Nabinger closed the binder. “I have been studying these runes for many years. I’ve seen a lot of what you have in here before—in fact I was able to decipher what I did of the wall of the chamber in the Great Pyramid using symbols from a South American site. But the question that bothers me—and why I have never made public my findings—is how can the same ancient writing have been found in such vastly separated places?”
Slater sat back down. “Are you familiar with the diffusionist theory of civilization?”
“Yes, I am,” Nabinger said. He knew what Slater was referring to despite the fact that the prevailing winds of thought this decade blew in favor of the isolationist theory of civilization. Isolationists believed that the ancient civilizations all developed independent of one another. Mesopotamia, the Indus Valley, China, Egypt—all crossed a threshold into civilization about the same time: around the third or fourth century before the birth of Christ.

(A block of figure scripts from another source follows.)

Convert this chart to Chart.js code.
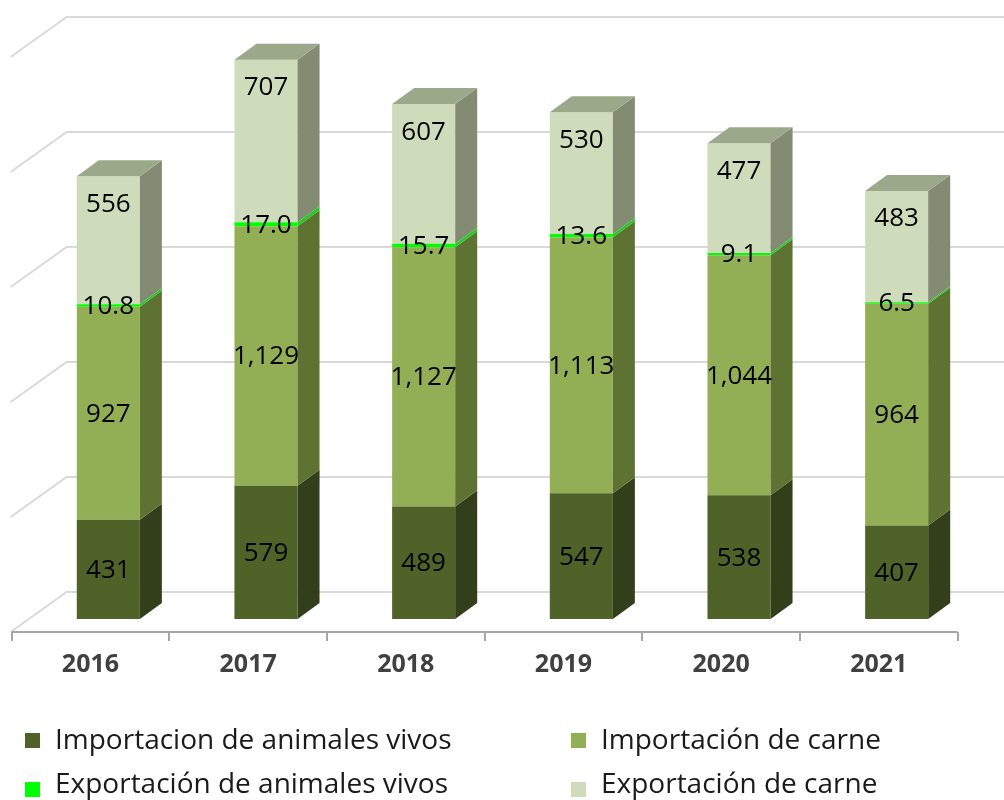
<!DOCTYPE html>
<html>
<head>
<meta charset="utf-8">
<script src="https://cdn.jsdelivr.net/npm/chart.js@4"></script>
<style>
  html, body { margin: 0; padding: 0; background: #ffffff; }
  #wrap { width: 1004px; height: 800px; }
</style>
</head>
<body>
<div id="wrap"><canvas id="c" width="1004" height="800"></canvas></div>
<script>
// ---------------- data ----------------
const categories = ['2016', '2017', '2018', '2019', '2020', '2021'];
const importAnimalesVivos = [431, 579, 489, 547, 538, 407];
const importCarne = [927, 1129, 1127, 1113, 1044, 964];
const exportAnimalesVivos = [10.8, 17.0, 15.7, 13.6, 9.1, 6.5];
const exportCarne = [556, 707, 607, 530, 477, 483];
const seriesNames = [
  'Importacion de animales vivos',
  'Importación de carne',
  'Exportación de animales vivos',
  'Exportación de carne'
];
const yTickValues = [0, 500, 1000, 1500, 2000, 2500];

// ---------------- styles ----------------
const frontColors = ['#4f6228', '#93af56', '#00ff00', '#cfdcbb'];
const sideColors  = ['#333f1a', '#5e7332', '#22cc22', '#838b73'];
const topColors   = ['#3f4e20', '#7a9447', '#11dd11', '#9ca88a'];
const FLOOR = { x: 55, y: 40 };      // full floor depth vector
const FRONT_T = 0.325;               // bar front position along depth
const BAR_T = 0.4;                   // bar depth fraction
const labelFont = '26px "Open Sans"';

function fmt(d, v) {
  if (d === 2) return v.toFixed(1);
  return v.toLocaleString('en-US');
}

const threeD = {
  id: 'threeD',
  beforeDatasetsDraw(chart) {
    const ctx = chart.ctx;
    const ys = chart.scales.y;
    const ca = chart.chartArea;
    const fx = -FLOOR.x * FRONT_T, fy = FLOOR.y * FRONT_T;
    const bx = FLOOR.x * (1 - FRONT_T), by = -FLOOR.y * (1 - FRONT_T);
    ctx.save();
    ctx.lineWidth = 2;
    ctx.strokeStyle = '#d9d9d9';
    yTickValues.forEach(v => {
      const p = ys.getPixelForValue(v);
      ctx.beginPath();
      ctx.moveTo(ca.left + fx - 1, p + fy);
      ctx.lineTo(ca.left + bx, p + by);
      ctx.lineTo(ca.right + bx + 20, p + by);
      ctx.stroke();
    });
    // front floor edge (axis)
    const p0 = ys.getPixelForValue(0) + fy;
    ctx.strokeStyle = '#a6a6a6';
    ctx.lineWidth = 2;
    ctx.beginPath();
    ctx.moveTo(ca.left + fx, p0);
    ctx.lineTo(ca.right + fx, p0);
    ctx.stroke();
    const n = categories.length;
    const step = (ca.right - ca.left) / n;
    for (let i = 0; i <= n; i++) {
      const xx = Math.round(ca.left + fx + i * step);
      ctx.beginPath();
      ctx.moveTo(xx, p0);
      ctx.lineTo(xx, p0 + 9);
      ctx.stroke();
    }
    ctx.restore();
  },
  afterDatasetsDraw(chart) {
    const ctx = chart.ctx;
    const dx = FLOOR.x * BAR_T, dy = FLOOR.y * BAR_T;
    const nd = chart.data.datasets.length;
    ctx.save();
    for (let i = 0; i < categories.length; i++) {
      let topD = 0;
      for (let d = 0; d < nd; d++) {
        const el = chart.getDatasetMeta(d).data[i];
        const { x, y, base, width } = el.getProps(['x', 'y', 'base', 'width'], true);
        const r = x + width / 2;
        ctx.fillStyle = sideColors[d];
        ctx.beginPath();
        ctx.moveTo(r, y);
        ctx.lineTo(r + dx, y - dy);
        ctx.lineTo(r + dx, base - dy);
        ctx.lineTo(r, base);
        ctx.closePath();
        ctx.fill();
        if (chart.data.datasets[d].data[i] > 0) topD = d;
      }
      const el = chart.getDatasetMeta(topD).data[i];
      const { x, y, width } = el.getProps(['x', 'y', 'width'], true);
      const l = x - width / 2, r = x + width / 2;
      ctx.fillStyle = topColors[topD];
      ctx.beginPath();
      ctx.moveTo(l, y);
      ctx.lineTo(l + dx, y - dy);
      ctx.lineTo(r + dx, y - dy);
      ctx.lineTo(r, y);
      ctx.closePath();
      ctx.fill();
    }
    // data labels
    ctx.font = labelFont;
    ctx.fillStyle = '#000000';
    ctx.textAlign = 'center';
    ctx.textBaseline = 'middle';
    for (let d = 0; d < nd; d++) {
      const meta = chart.getDatasetMeta(d);
      meta.data.forEach((el, i) => {
        const { x, y, base } = el.getProps(['x', 'y', 'base'], true);
        const v = chart.data.datasets[d].data[i];
        const ly = d === nd - 1 ? y + 28 : (y + base) / 2 + 1;
        ctx.fillText(fmt(d, v), x, ly);
      });
    }
    ctx.restore();
  },
  afterDraw(chart) {
    const ctx = chart.ctx;
    const xs = chart.scales.x;
    const fx = -FLOOR.x * FRONT_T;
    ctx.save();
    // category labels
    ctx.font = 'bold 25px "Open Sans"';
    ctx.fillStyle = '#404040';
    ctx.textAlign = 'center';
    ctx.textBaseline = 'middle';
    categories.forEach((c, i) => {
      ctx.fillText(c, xs.getPixelForValue(i) + fx, 665);
    });
    // legend
    ctx.font = '28px "Open Sans"';
    ctx.textAlign = 'left';
    ctx.textBaseline = 'alphabetic';
    const cols = [25, 571], rows = [733, 782], baselines = [749, 793];
    chart.data.datasets.forEach((ds, d) => {
      const cx = cols[d % 2], r = Math.floor(d / 2);
      ctx.fillStyle = frontColors[d];
      ctx.fillRect(cx, rows[r], 15, 15);
      ctx.fillStyle = '#1a1a1a';
      ctx.fillText(ds.label, cx + 30, baselines[r]);
    });
    ctx.restore();
  }
};

const seriesValues = [importAnimalesVivos, importCarne, exportAnimalesVivos, exportCarne];

new Chart(document.getElementById('c'), {
  type: 'bar',
  data: {
    labels: categories,
    datasets: seriesValues.map((vals, d) => ({
      label: seriesNames[d],
      data: vals,
      backgroundColor: frontColors[d],
      borderWidth: 0,
      barPercentage: 0.4,
      categoryPercentage: 1.0
    }))
  },
  options: {
    responsive: false,
    animation: false,
    layout: { padding: { left: 29.5, right: 28.5, top: 21, bottom: 181 } },
    plugins: { legend: { display: false }, tooltip: { enabled: false } },
    scales: {
      x: { stacked: true, display: false },
      y: { stacked: true, display: false, min: 0, max: 2600 }
    }
  },
  plugins: [threeD]
});
</script>
</body>
</html>
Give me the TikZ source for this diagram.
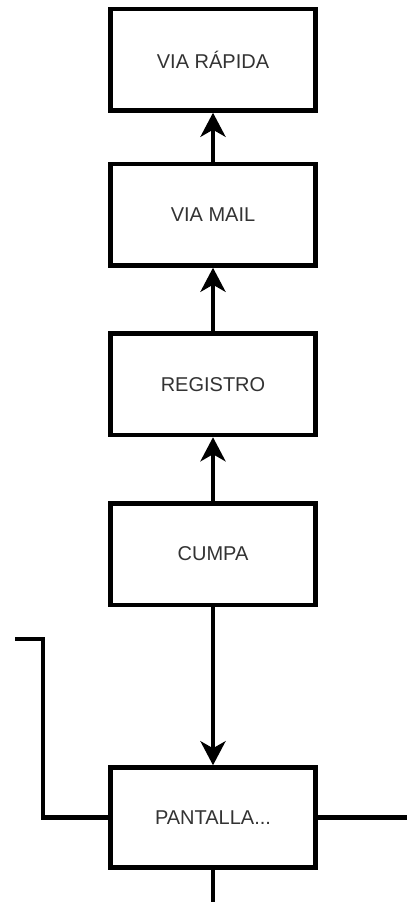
\documentclass[tikz,border=0pt]{standalone}
\usepackage{fontspec}
\setmainfont{Liberation Sans}
\usetikzlibrary{arrows.meta}
\begin{document}
\begin{tikzpicture}[x=1pt,y=-1pt,
  stepbox/.style={draw=black, line width=4.5pt, fill=white, minimum width=205pt, minimum height=101.5pt, inner sep=0pt, font=\fontsize{20pt}{24pt}\selectfont, text=black!80},
  conn/.style={line width=4.5pt, draw=black},
  arr/.style={conn, -{Stealth[length=24pt, width=25pt, inset=7pt]}}]
\useasboundingbox (0,0) rectangle (407,902);
\node[stepbox] (rapida) at (213,59.75) {VIA RÁPIDA};
\node[stepbox] (mail) at (213,214.75) {VIA MAIL};
\node[stepbox] (registro) at (213,384.25) {REGISTRO};
\node[stepbox] (cumpa) at (213,554) {CUMPA};
\node[stepbox, minimum height=100pt] (pantalla) at (213,817.5) {PANTALLA...};
\coordinate (lstart) at (15,639);
\coordinate (lcorner) at (43,639);
\coordinate (rend) at (407,817.5);
\coordinate (bend) at (213,902);
\draw[arr] (mail.north) -- (rapida.south);
\draw[arr] (registro.north) -- (mail.south);
\draw[arr] (cumpa.north) -- (registro.south);
\draw[arr] (cumpa.south) -- (pantalla.north);
\draw[conn] (lstart) -- (lcorner) |- (pantalla.west);
\draw[conn] (pantalla.east) -- (rend);
\draw[conn] (pantalla.south) -- (bend);
\end{tikzpicture}
\end{document}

Nabinger had heard the argument many times. Isolationists cite natural evolution to explain this curious bit of synchronicity. They also explain many common points in the archaeological finds of these civilizations as due to man’s genetic commonality. Thus the fact that there are pyramids in Peru, in Egypt, in Indochina, in North America—some made of stone, some of earth, some of mud, but remarkably similar to one another given the distances between those sites—all that is just because each society as it developed had a natural tendency to do the same thing.
Nabinger himself found this a bit of a leap. It would have been quite a genetic coup if all these civilizations should also have developed this same ancient high rune writing and then abandoned it, well before the first hieroglyphics were being etched on papyrus.